Message par Thierry Melchior » Dim Avr 01, 2012 10:01 am

Bonjour Nicolas :)
nicolo a écrit :J'aimerais savoir si quelqu'un peut éclairer ma lanterne, à savoir qu'est-ce que l'on entendait par troupes légères ?
Sémantiquement parlant, il me semble que ce terme a été utilisé pour la première fois à l'époque de la guerre « en Dentelle » ? Si des spécialistes de cette période peuvent le confirmer ? :|
Sinon, depuis que les armées régulières existent, une troupe dite « légère » est composée de soldats sans armes défensives (boucliers, armures) – éventuellement de petits boucliers, munis d'armes de jet à moyenne ou longue portée (javelots, frondes, arcs) et manœuvrant en ordre lâche (sans cohésion) contrairement aux troupes dites « réglées » qui sont alignées en rangs et en files plus ou moins serrées.
Les troupes légères comme on l'entend à partir de l'invention du mousquet, sont employées pour reconnaître les positions ennemies, menacer leurs convois et leurs lignes de communication.
Elles savent vivre sur le terrain (capture de dépôts ennemis, mais surtout pillage) et manœuvrent seules.
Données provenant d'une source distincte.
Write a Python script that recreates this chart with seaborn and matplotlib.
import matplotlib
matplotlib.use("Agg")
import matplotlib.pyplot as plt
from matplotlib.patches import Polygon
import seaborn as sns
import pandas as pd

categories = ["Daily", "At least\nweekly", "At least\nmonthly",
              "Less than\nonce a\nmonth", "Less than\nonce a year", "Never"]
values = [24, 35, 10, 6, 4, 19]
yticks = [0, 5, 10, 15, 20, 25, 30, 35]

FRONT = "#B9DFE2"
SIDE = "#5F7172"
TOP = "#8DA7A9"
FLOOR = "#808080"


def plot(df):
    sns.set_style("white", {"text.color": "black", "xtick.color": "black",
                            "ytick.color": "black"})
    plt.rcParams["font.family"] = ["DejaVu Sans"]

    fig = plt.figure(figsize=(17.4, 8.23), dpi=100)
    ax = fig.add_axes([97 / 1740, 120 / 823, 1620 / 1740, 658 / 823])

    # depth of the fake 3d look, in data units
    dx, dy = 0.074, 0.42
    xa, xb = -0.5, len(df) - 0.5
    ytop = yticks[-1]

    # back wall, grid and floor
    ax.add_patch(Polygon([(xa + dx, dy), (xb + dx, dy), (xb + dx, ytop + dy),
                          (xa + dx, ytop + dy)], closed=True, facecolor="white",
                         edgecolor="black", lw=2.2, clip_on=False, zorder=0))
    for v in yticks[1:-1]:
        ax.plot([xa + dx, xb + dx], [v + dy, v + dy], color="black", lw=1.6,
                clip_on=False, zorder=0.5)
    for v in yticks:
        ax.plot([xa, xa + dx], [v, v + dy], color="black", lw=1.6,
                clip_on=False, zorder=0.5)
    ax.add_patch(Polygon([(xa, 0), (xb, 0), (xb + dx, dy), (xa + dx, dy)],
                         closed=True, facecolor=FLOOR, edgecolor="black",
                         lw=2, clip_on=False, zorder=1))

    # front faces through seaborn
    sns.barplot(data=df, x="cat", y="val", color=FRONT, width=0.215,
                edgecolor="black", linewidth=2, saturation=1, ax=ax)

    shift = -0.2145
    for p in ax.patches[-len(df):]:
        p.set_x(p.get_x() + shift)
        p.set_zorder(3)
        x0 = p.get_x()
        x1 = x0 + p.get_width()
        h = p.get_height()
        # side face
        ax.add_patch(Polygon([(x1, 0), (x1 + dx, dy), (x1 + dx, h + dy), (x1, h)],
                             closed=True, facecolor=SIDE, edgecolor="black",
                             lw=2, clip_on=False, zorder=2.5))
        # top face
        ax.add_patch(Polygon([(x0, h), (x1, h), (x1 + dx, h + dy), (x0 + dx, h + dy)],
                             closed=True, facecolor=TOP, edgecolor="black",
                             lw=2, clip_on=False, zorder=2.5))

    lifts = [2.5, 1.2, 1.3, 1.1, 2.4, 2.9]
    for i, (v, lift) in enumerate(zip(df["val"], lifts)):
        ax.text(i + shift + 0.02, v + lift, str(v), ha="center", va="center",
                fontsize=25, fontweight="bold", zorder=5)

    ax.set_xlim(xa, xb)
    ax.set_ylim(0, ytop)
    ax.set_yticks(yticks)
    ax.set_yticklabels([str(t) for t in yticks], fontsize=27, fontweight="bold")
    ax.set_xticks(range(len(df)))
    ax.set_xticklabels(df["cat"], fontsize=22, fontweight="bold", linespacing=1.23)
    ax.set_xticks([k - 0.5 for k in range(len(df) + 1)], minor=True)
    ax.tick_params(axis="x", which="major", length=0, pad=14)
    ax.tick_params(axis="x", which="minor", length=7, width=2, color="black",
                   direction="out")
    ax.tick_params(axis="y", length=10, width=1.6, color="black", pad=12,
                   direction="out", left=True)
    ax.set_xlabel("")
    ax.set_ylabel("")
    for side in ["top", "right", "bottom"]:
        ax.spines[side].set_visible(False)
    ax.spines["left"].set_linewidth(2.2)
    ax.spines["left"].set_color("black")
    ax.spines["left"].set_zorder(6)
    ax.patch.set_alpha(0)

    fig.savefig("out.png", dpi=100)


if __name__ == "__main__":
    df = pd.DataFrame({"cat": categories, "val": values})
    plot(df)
Le plus souvent, elles dépendent directement du général commandant l'armée.
Bien que la « petite guerre » qu'elles pratiquent en fasse des troupes extrêmement aguerries, elles sont rarement employées sur le champ de bataille, hors exceptions fameuses comme les arquebusiers de Grassin ou les chasseurs de La Morlière.
Au fur et à mesure que les généraux vont comprendre l'intérêt de les envoyer en reconnaissance et constater la terreur qu'elles inspirent (apparition soudaine, efficacité du feu), leur emploi va se généraliser et elles vont être employées sur le champ de bataille.
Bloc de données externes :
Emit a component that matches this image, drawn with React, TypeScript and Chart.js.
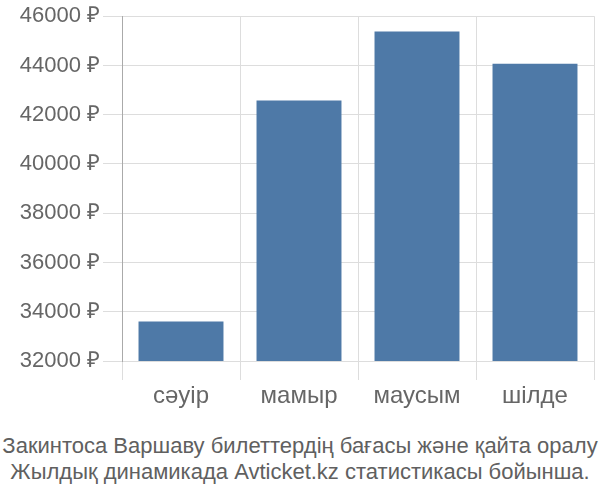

De par mes lectures, j'ai l'impression que c'est la guerre de Sept Ans et la guerre d'Indépendance américaine qui va généraliser leur emploi sur le champ de bataille.
L'efficacité de l'artillerie et des fusils amènera une fusion dans l'emploi et la différence entre les troupes de Ligne (parce qu'elles se mettent en ligne pour combattre) et les troupes Légères va s'amenuiser et disparaître complètement à l'époque qui nous intéresse, puisque l'infanterie régulière sait aussi bien se mettre en ligne qu'en tirailleurs pour combattre.
nicolo a écrit :Quel était le rôle d'un bataillon de légers ? et plus spécialement sous la Révolution ?
La reconnaissance des positions ennemies, l'éclairage de l'armée en mouvement, la couverture des troupes en ligne, le harcèlement des unités ennemies, mais l'esquive dès que celles-ci cherchent le contact.
Pendant la Révolution je ne vois pas un rôle différent de tout ce que je viens d'écrire, il faudrait que je relise les mémoires du général Duhesme et d'autres.
nicolo a écrit :Le terme « Légers » est-il synonyme de « Tirailleurs » ?
Non, quand une unité est en tirailleurs ses files de soldats sont séparées les unes des autres d'un à plusieurs pas.
Je te conseille la lecture de mes articles sur le site de Nicofig « Histoire de jouer » :
http://www.nicofig.fr/spip.php?article101
Après avoir lu ce premier article tu pourras cliquer dans la colonne de droite sur les trois articles parlant des tirailleurs.
nicolo a écrit :Merci d'avance pour vos réponses
Je t'en prie, Nicolas, ça me fait plaisir. 8)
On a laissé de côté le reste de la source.